Banks must depend more on technology to screen borrowers and to monitor them, a top Finance Ministry official has said.

This is not to substitute the “soft information” (like character of borrower) that a loan officer gathers, but to complement and, thereby, empower the loan officer to be able to screen and monitor the borrower better, Krishnamurthy Subramanian, Chief Economic Advisor in the Finance Ministry, said at a NITI Aayog banking conference in the Capital.

He highlighted that banks, till date, have viewed soft and hard information as substitutes, and not necessarily as complements.

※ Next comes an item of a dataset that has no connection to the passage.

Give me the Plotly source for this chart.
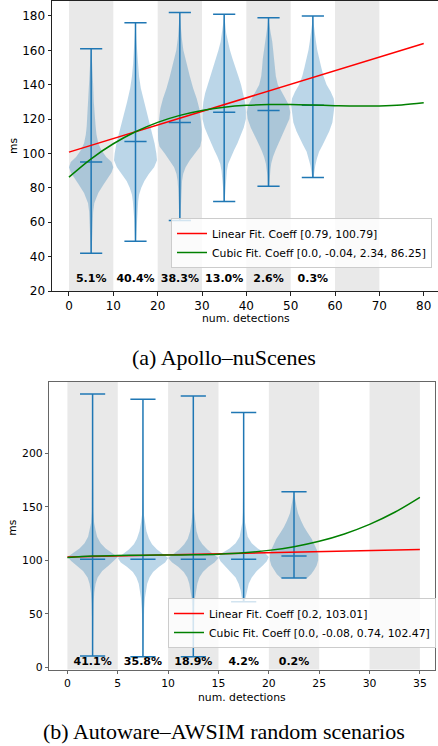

“Even factors like ‘willingness to pay’ can now be factored in the technology-enabled decision-making process. In general, our banks have not been leveraging the power of technology as much as they can in enhancing the quality of lending,” he said.

Citing the developments made by fintechs in the lending space, Subramanian said a compelling case now exists for banks to significantly up their use of technology to strengthen the quality of their lending.

Mala fide intent

Highlighting that the business of banking intrinsically involves risks, Krishnamurthy underscored the need for “fine nuance” at the vigilance functions of banks. Every time a vigilance function equates bad judgement to be mala fide intent, it increases the risk aversion of bank officials. “Irrational exuberance does happen, and we have to be careful in understanding the difference between irrational exuberance and mala fide intent,” he said.

It is extremely important that public sector banks focus on governance so that they are not faced with speed-breaker situations, he added.